In our last newsletter, we noted the growing consensus among courts that the Home Affordable Modification Program (HAMP), which is designed to provide homeowners with assistance to avoid foreclosure, does not provide homeowners with a private right of action – meaning that borrowers who were either ineligible or unsuccessful in the modification program cannot sue their servicers and investors for failure to modify the borrowers' loans. In deciding George Clay III v. First Horizon Home Loan Corporation, the Tennessee Court of Appeals has joined the ranks of courts coming to this same conclusion.
The plaintiff, George Clay III (Clay) filed a lawsuit against First Horizon Home Loans (First Horizon) in the Chancery Court of Hamilton County, Tennessee, alleging that First Horizon wrongfully foreclosed on his real property. In his lawsuit, Clay alleged that he executed a Deed of Trust in favor of First Horizon on February 9, 2004. As a result of a drop in income, Clay was apparently unable to maintain the payments due on his home loan with First Horizon. Clay alleges that he contacted First Horizon to inquire about how to handle the drop in income and came to an agreement whereby he could make partial mortgage payments. After attempting to make partial payments which were rejected, Clay allegedly called First Horizon and was told that he needed to make a $3,700 payment to reinstate the loan and that a representative would be contacting him regarding payment options. Allegedly never receiving any contact from First Horizon, the next communication Clay received was that his property was ultimately foreclosed on and sold.

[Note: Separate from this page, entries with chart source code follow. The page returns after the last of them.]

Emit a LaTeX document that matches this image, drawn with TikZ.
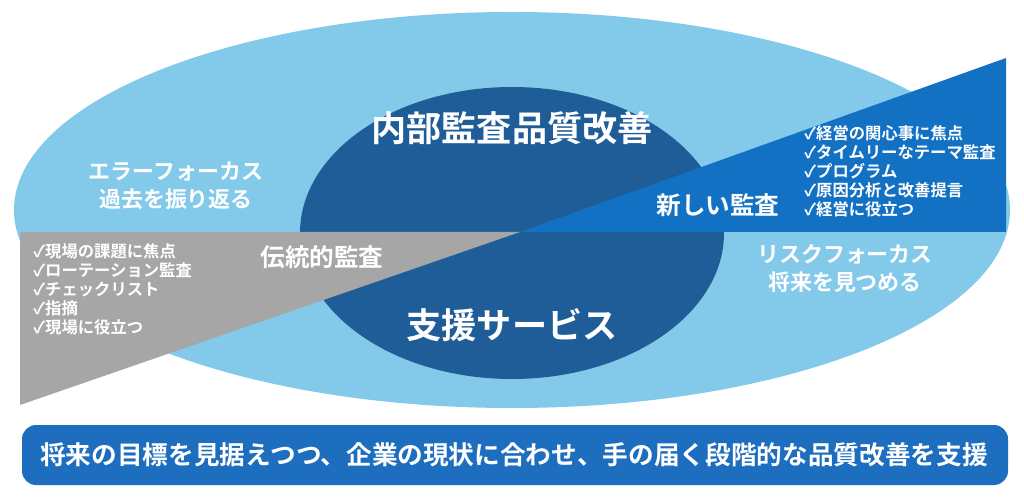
\documentclass[tikz,border=0pt]{standalone}
\usepackage{fontspec}
\setmainfont{Noto Sans CJK JP}[BoldFont={* Bold}]
\definecolor{lb}{HTML}{82C9EA}
\definecolor{db}{HTML}{1F5D99}
\definecolor{gr}{HTML}{A6A6A6}
\definecolor{bt}{HTML}{1371C3}
\definecolor{bn}{HTML}{1E6EC0}
\tikzset{lst/.style={font=\bfseries\fontsize{9.3}{10.8}\selectfont, align=left, anchor=north west, inner sep=0pt},
 mid/.style={font=\bfseries\fontsize{12.5}{16}\selectfont, align=center, white}}
\begin{document}
\begin{tikzpicture}[x=0.02cm,y=-0.02cm]
\useasboundingbox (0,0) rectangle (1024,503);
\fill[lb] (512,210) ellipse [x radius=498, y radius=198];
\fill[db] (512,233) ellipse [x radius=212, y radius=146];
\fill[gr] (20,232) -- (520,232) -- (20,405) -- cycle;
\fill[bt] (1006,58) -- (1006,232) -- (520,232) -- cycle;
\node[font=\bfseries\fontsize{20}{22}\selectfont, white] (t1) at (512,128) {内部監査品質改善};
\node[font=\bfseries\fontsize{20}{22}\selectfont, white] (t2) at (512,325) {支援サービス};
\node[mid] (ef) at (176,186) {エラーフォーカス\\過去を振り返る};
\node[mid] (rf) at (845,268) {リスクフォーカス\\将来を見つめる};
\node[font=\bfseries\fontsize{14}{16}\selectfont, white] (na) at (718,205) {新しい監査};
\node[font=\bfseries\fontsize{14}{16}\selectfont, white] (da) at (322,257) {伝統的監査};
\node[lst, white] (l1) at (33,243) {✓現場の課題に焦点\\✓ローテーション監査\\✓チェックリスト\\✓指摘\\✓現場に役立つ};
\node[lst, white] (l2) at (804,125) {✓経営の関心事に焦点\\✓タイムリーなテーマ監査\\✓プログラム\\✓原因分析と改善提言\\✓経営に役立つ};
\fill[bn, rounded corners=8] (22,425) rectangle (1008,485);
\node[font=\bfseries\fontsize{14.6}{16}\selectfont, white] (bb) at (514,455) {将来の目標を見据えつつ、企業の現状に合わせ、手の届く段階的な品質改善を支援};
\end{tikzpicture}
\end{document}
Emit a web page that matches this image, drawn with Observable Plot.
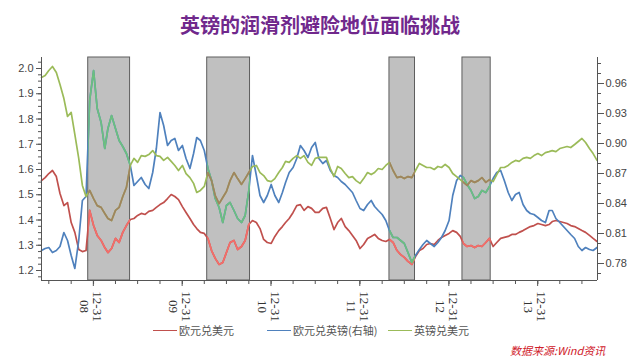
<!DOCTYPE html>
<html><head><meta charset="utf-8">
<script src="https://cdn.jsdelivr.net/npm/d3@7"></script>
<script src="https://cdn.jsdelivr.net/npm/@observablehq/plot@0.6"></script>
<style>
body{margin:0;background:#fff;width:640px;height:359px;overflow:hidden;position:relative;font-family:"Noto Sans CJK SC",sans-serif;}
#title{position:absolute;left:0;width:640px;top:11px;text-align:center;font-size:20px;font-weight:bold;color:#70288c;line-height:28px;}
#chart{position:absolute;left:0;top:45px;}
.lg{position:absolute;font-size:11px;color:#555;line-height:14px;white-space:nowrap;}
.sw{position:absolute;height:0;width:24px;border-top:1.6px solid;}
#src{position:absolute;left:510px;top:342px;font-size:11px;font-style:italic;color:#d0202a;white-space:nowrap;}
</style></head><body>
<div id="title">英镑的润滑剂避险地位面临挑战</div>
<div id="chart"></div>
<div id="legend"></div>
<div id="src">数据来源:Wind资讯</div>
<script>
// ---------------- data ----------------
const dates = [
"2008-06-01","2008-06-16","2008-07-01","2008-07-16","2008-08-01","2008-08-16","2008-09-01","2008-09-16","2008-10-01","2008-10-16","2008-11-01","2008-11-16","2008-12-01","2008-12-16",
"2009-01-01","2009-01-16","2009-02-01","2009-02-16","2009-03-01","2009-03-16","2009-04-01","2009-04-16","2009-05-01","2009-05-16","2009-06-01","2009-06-16","2009-07-01","2009-07-16","2009-08-01","2009-08-16","2009-09-01","2009-09-16","2009-10-01","2009-10-16","2009-11-01","2009-11-16","2009-12-01","2009-12-16",
"2010-01-01","2010-01-16","2010-02-01","2010-02-16","2010-03-01","2010-03-16","2010-04-01","2010-04-16","2010-05-01","2010-05-16","2010-06-01","2010-06-16","2010-07-01","2010-07-16","2010-08-01","2010-08-16","2010-09-01","2010-09-16","2010-10-01","2010-10-16","2010-11-01","2010-11-16","2010-12-01","2010-12-16",
"2011-01-01","2011-01-16","2011-02-01","2011-02-16","2011-03-01","2011-03-16","2011-04-01","2011-04-16","2011-05-01","2011-05-16","2011-06-01","2011-06-16","2011-07-01","2011-07-16","2011-08-01","2011-08-16","2011-09-01","2011-09-16","2011-10-01","2011-10-16","2011-11-01","2011-11-16","2011-12-01","2011-12-16",
"2012-01-01","2012-01-16","2012-02-01","2012-02-16","2012-03-01","2012-03-16","2012-04-01","2012-04-16","2012-05-01","2012-05-16","2012-06-01","2012-06-16","2012-07-01","2012-07-16","2012-08-01","2012-08-16","2012-09-01","2012-09-16","2012-10-01","2012-10-16","2012-11-01","2012-11-16","2012-12-01","2012-12-16",
"2013-01-01","2013-01-16","2013-02-01","2013-02-16","2013-03-01","2013-03-16","2013-04-01","2013-04-16","2013-05-01","2013-05-16","2013-06-01","2013-06-16","2013-07-01","2013-07-16","2013-08-01","2013-08-16","2013-09-01","2013-09-16","2013-10-01","2013-10-16","2013-11-01","2013-11-16","2013-12-01","2013-12-16",
"2014-01-01","2014-01-16","2014-02-01","2014-02-16","2014-03-01","2014-03-16","2014-04-01","2014-04-16","2014-05-01","2014-05-16","2014-06-01","2014-06-16","2014-07-01","2014-07-16","2014-08-01","2014-08-16","2014-09-01"];

// 欧元兑美元 (left axis)
const eurusd = [
1.556,1.568,1.584,1.596,1.572,1.505,1.457,1.469,1.390,1.351,1.283,1.275,1.279,
1.438,1.378,1.339,1.319,1.291,1.271,1.287,1.327,1.311,1.351,1.378,1.402,
1.406,1.418,1.426,1.422,1.434,1.438,1.450,1.461,1.469,1.485,1.501,1.493,1.481,1.453,1.430,1.406,1.382,1.366,1.351,1.347,
1.327,1.279,1.248,1.224,1.232,1.271,1.311,1.319,1.283,1.295,1.319,1.382,1.398,1.390,1.366,1.323,1.311,1.307,1.335,1.358,
1.374,1.390,1.406,1.430,1.457,1.461,1.438,1.453,1.446,1.430,1.430,1.446,1.450,1.406,1.362,1.390,1.406,1.374,1.358,1.339,
1.319,1.287,1.303,1.327,1.335,1.343,1.327,1.319,1.315,1.323,1.311,1.279,1.263,1.252,1.236,1.224,1.255,1.279,1.287,1.303,
1.307,1.303,1.319,1.331,1.339,1.347,1.358,1.351,1.335,1.307,1.295,1.299,1.291,1.299,1.295,1.311,1.327,1.295,1.311,1.327,
1.331,1.335,1.343,1.343,1.351,1.358,1.366,1.374,1.378,1.386,1.382,1.378,1.382,1.394,1.398,1.394,1.390,1.386,1.378,1.374,1.366,1.358,1.351,1.339,1.327,1.315];

// 欧元兑英镑 (right axis)
const eurgbp = [
0.793,0.795,0.796,0.791,0.793,0.797,0.811,0.803,0.788,0.775,0.803,0.843,0.847,
0.943,0.973,0.935,0.921,0.895,0.915,0.928,0.915,0.903,0.897,0.890,0.878,
0.858,0.862,0.866,0.859,0.855,0.871,0.895,0.931,0.918,0.898,0.903,0.905,0.893,0.898,0.885,0.875,0.890,0.906,0.903,0.893,
0.875,0.863,0.845,0.836,0.821,0.838,0.841,0.833,0.825,0.821,0.828,0.853,0.888,0.868,0.848,0.841,0.848,0.859,0.848,0.841,
0.851,0.861,0.871,0.876,0.885,0.898,0.893,0.886,0.896,0.901,0.885,0.880,0.883,0.873,0.868,0.866,0.862,0.859,0.855,0.851,
0.843,0.835,0.833,0.839,0.843,0.837,0.833,0.829,0.823,0.813,0.806,0.806,0.803,0.800,0.791,0.781,0.788,0.794,0.799,0.803,
0.800,0.797,0.801,0.806,0.813,0.823,0.848,0.863,0.868,0.866,0.859,0.853,0.845,0.847,0.853,0.851,0.857,0.865,0.871,0.873,
0.863,0.851,0.843,0.849,0.851,0.839,0.833,0.830,0.829,0.826,0.823,0.821,0.833,0.833,0.825,0.821,0.817,0.813,0.809,0.805,0.797,0.793,0.796,0.794,0.793,0.796];

// 英镑兑美元 (left axis)
const gbpusd = [
1.964,1.972,1.992,2.008,1.984,1.937,1.881,1.810,1.826,1.739,1.644,1.537,1.493,
1.517,1.485,1.457,1.450,1.426,1.406,1.398,1.438,1.450,1.493,1.529,1.616,
1.644,1.628,1.655,1.652,1.659,1.675,1.655,1.652,1.636,1.648,1.632,1.616,1.596,1.616,1.584,1.568,1.545,1.509,1.517,1.533,
1.588,1.556,1.497,1.465,1.489,1.513,1.556,1.588,1.564,1.541,1.564,1.588,1.612,1.616,1.588,1.576,1.556,1.552,1.564,1.588,
1.608,1.632,1.628,1.644,1.655,1.644,1.655,1.628,1.616,1.644,1.648,1.648,1.648,1.604,1.572,1.612,1.604,1.584,1.568,1.572,
1.556,1.545,1.564,1.588,1.580,1.588,1.604,1.600,1.616,1.628,1.596,1.568,1.572,1.564,1.572,1.568,1.596,1.624,1.616,1.608,
1.608,1.600,1.612,1.608,1.620,1.608,1.584,1.572,1.560,1.549,1.537,1.556,1.549,1.556,1.568,1.549,1.560,1.552,1.580,1.608,
1.608,1.616,1.628,1.636,1.632,1.644,1.648,1.644,1.655,1.663,1.655,1.667,1.671,1.675,1.671,1.683,1.687,1.691,1.687,1.699,1.711,1.723,1.707,1.683,1.663,1.636];

const seriesNames  = ["欧元兑美元", "欧元兑英镑(右轴)", "英镑兑美元"];
const seriesColors = ["#c0504d", "#4f81bd", "#9bbb59"];
const shadedColors = ["#f46e6a", "#6cc07e", "#a0835f"];

// highlighted periods
const shadeStart = ["2008-12-10", "2010-04-13", "2012-05-01", "2013-02-25"];
const shadeEnd   = ["2009-05-31", "2010-10-06", "2012-08-14", "2013-06-21"];

// axes
const leftTicks  = [1.2, 1.3, 1.4, 1.5, 1.6, 1.7, 1.8, 1.9, 2.0];
const rightTicks = [0.78, 0.81, 0.84, 0.87, 0.90, 0.93, 0.96];
const xTickDates = ["2008-12-31","2009-12-31","2010-12-31","2011-12-31","2012-12-31","2013-12-31"];
const xTickYears = ["08","09","10","11","12","13"];
const leftDomain  = [1.1604, 2.0436];
const rightDomain = [0.763, 0.986];
const xDomainStr  = ["2008-06-01", "2014-09-03"];

// ---------------- build ----------------
const parse = d3.utcParse("%Y-%m-%d");
const toLeft = d3.scaleLinear(rightDomain, leftDomain);
const D = dates.map(parse);
const xDomain = xDomainStr.map(parse);
const seriesVals = [eurusd, eurgbp.map(v => toLeft(v)), gbpusd];
const seriesRows = seriesVals.map(vals => vals.map((v, i) => ({date: D[i], v})));
const shades = shadeStart.map((s, i) => ({start: parse(s), end: parse(shadeEnd[i])}));
const xMajor = xTickDates.map(parse);
const xMinor = d3.utcMonth.every(3).range(xDomain[0], xDomain[1]);
const leftMinor = d3.range(1.175, 2.04, 0.025);
const rightMinor = d3.range(0.77, 0.985, 0.01).map(v => toLeft(v));

const W = 640, H = 275, mT = 12, mB = 40, mL = 41, mR = 43;
const axisColor = "#555";

const marks = [
  Plot.rect(shades, {x1: "start", x2: "end", fill: "#c0c0c0", stroke: "#5e5e5e", strokeWidth: 1}),
  ...seriesRows.map((rows, i) => Plot.line(rows, {x: "date", y: "v", stroke: seriesColors[i], strokeWidth: 1.7})),
  ...seriesRows.map((rows, i) => Plot.line(rows, {x: "date", y: "v", stroke: shadedColors[i], strokeWidth: 1.7})),
  Plot.ruleX(xDomain, {stroke: axisColor}),
  Plot.ruleY([leftDomain[0]], {stroke: axisColor}),
  Plot.axisY(leftMinor, {anchor: "left", tickSize: 3, tickFormat: () => "", stroke: axisColor, label: null}),
  Plot.axisY(leftTicks, {anchor: "left", tickSize: 5, tickPadding: 3, tickFormat: d3.format(".1f"), stroke: axisColor, label: null}),
  Plot.axisY(rightMinor, {anchor: "right", tickSize: 3, tickFormat: () => "", stroke: axisColor, label: null}),
  Plot.axisY(rightTicks.map(v => toLeft(v)), {anchor: "right", tickSize: 6, tickPadding: 2, tickFormat: d => d3.format(".2f")(toLeft.invert(d)), stroke: axisColor, label: null}),
  Plot.axisX(xMinor, {tickSize: 4, tickFormat: () => "", stroke: axisColor, label: null}),
  Plot.axisX(xMajor, {tickSize: 6, tickFormat: () => "", stroke: axisColor, label: null}),
  Plot.text(xMajor, {x: d => d, frameAnchor: "bottom", text: (d, i) => "12-31\n" + xTickYears[i],
    rotate: 90, dy: 26, dx: -2.5, textAnchor: "middle", lineAnchor: "middle",
    fontFamily: "Liberation Serif, DejaVu Serif, serif", fontSize: 13, fill: "#333"})
];

const plot = Plot.plot({
  width: W, height: H,
  marginTop: mT, marginBottom: mB, marginLeft: mL, marginRight: mR,
  x: {type: "utc", domain: xDomain, label: null},
  y: {domain: leftDomain, label: null},
  style: {background: "#fff", color: "#444", fontFamily: "Liberation Sans, Noto Sans, sans-serif", fontSize: "11px", overflow: "visible"},
  marks
});
document.getElementById("chart").appendChild(plot);

// clip the highlighted-period colouring to the grey bands
const xs = plot.scale("x");
const ns = "http://www.w3.org/2000/svg";
const defs = document.createElementNS(ns, "defs");
const cp = document.createElementNS(ns, "clipPath");
cp.setAttribute("id", "shadeClip");
shades.forEach(s => {
  const r = document.createElementNS(ns, "rect");
  const x1 = xs.apply(s.start), x2 = xs.apply(s.end);
  r.setAttribute("x", x1); r.setAttribute("width", x2 - x1);
  r.setAttribute("y", mT); r.setAttribute("height", H - mT - mB);
  cp.appendChild(r);
});
defs.appendChild(cp);
plot.insertBefore(defs, plot.firstChild);
const lineGroups = plot.querySelectorAll('g[aria-label="line"]');
for (let i = 3; i < lineGroups.length; i++) lineGroups[i].setAttribute("clip-path", "url(#shadeClip)");

// legend
const legendX = [153, 267, 388];
const lg = document.getElementById("legend");
seriesNames.forEach((n, i) => {
  const sw = document.createElement("div");
  sw.className = "sw";
  sw.style.left = legendX[i] + "px"; sw.style.top = "330px"; sw.style.borderTopColor = seriesColors[i];
  lg.appendChild(sw);
  const t = document.createElement("div");
  t.className = "lg";
  t.style.left = (legendX[i] + 26) + "px"; t.style.top = "323px";
  t.textContent = n;
  lg.appendChild(t);
});
</script>
</body></html>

Clay further alleged in his lawsuit that First Horizon accepted $866,000,000 from the U.S. Department of the Treasury under the Troubled Asset Relief Program (TARP), and that in consideration for those funds, First Horizon allegedly entered into an agreement with the Treasury Department to participate in programs such as HAMP. First Horizon's agreement to participate in HAMP is governed by a Service Provider Agreement (SPA), and Clay alleged that because First Horizon received federal money it should have properly considered him for a home loan modification pursuant to HAMP prior to the foreclosure. Clay claimed that First Horizon breached the SPA with the Treasury Department, of which he claimed to be a beneficiary, by failing to fairly and accurately evaluate him for qualification under HAMP. Among other claims, Clay also asserted that First Horizon was liable to him for negligent implementation of HAMP and wrongful foreclosure.
As a matter of first impression, the Eastern Section of the Tennessee Court of Appeals found that there is no private right of action for borrowers to sue loan servicers under HAMP. In coming to this conclusion, the Court first looked to the history and creation of HAMP. On October 3, 2008, then-President Bush signed into law the Emergency Economic Stabilization Act of 2008 (EESA). Section 109 of the Act required the Secretary of the Treasury to take certain measures to encourage and facilitate loan modifications. The EESA authorized the creation of the Making Home Affordable Program, which consists of two components: 1) the Home Affordable Refinance Program, and 2) HAMP. As is well known by now, HAMP allows for financial assistance to homeowners who have defaulted on their mortgages or who are in imminent risk of default by reducing monthly payments to sustainable levels. The program works by providing financial incentives to participating mortgage servicers to modify the terms of eligible loans. HAMP guidelines require lenders to consider borrowers for loan modifications and suspend foreclosure activities while a given borrower is being evaluated for a modification.
Turning to federal law, which governs interpretation of the HAMP contract, the Tennessee Court of Appeals recognized that courts throughout the United States that have considered the issue have determined that a private right of action does not exist for borrowers to enforce the terms of the EESA or HAMP. These courts have reasoned that since congressional intent expressly indicates that Freddie Mac serves as compliance officer for HAMP, a private cause of action for borrowers was not permitted. Courts have also found that even though homeowners may benefit indirectly from HAMP's incentives to loan servicers, HAMP was designed to provide authority to the Secretary of the Treasury to restore liquidity and stability to the U.S. financial system. Finally, courts have recognized that providing a private right of action to borrowers against loan servicers would contravene the purpose of HAMP – to encourage servicers to modify loans – because it would likely chill servicer participation.
Based on the foregoing reasoning, the Tennessee Court of Appeals found that borrowers do not have a private right of action to sue loan servicers under the HAMP. Accordingly, the Court of Appeals found that Clay's third-party beneficiary claim for breach of the SPA, negligent implementation of HAMP claim, and wrongful foreclosure claim against First Horizon did not state a claim. This opinion mirrors other courts' findings, and is favorable to lenders and servicers in Tennessee by foreclosing borrowers' ability to sue based on HAMP.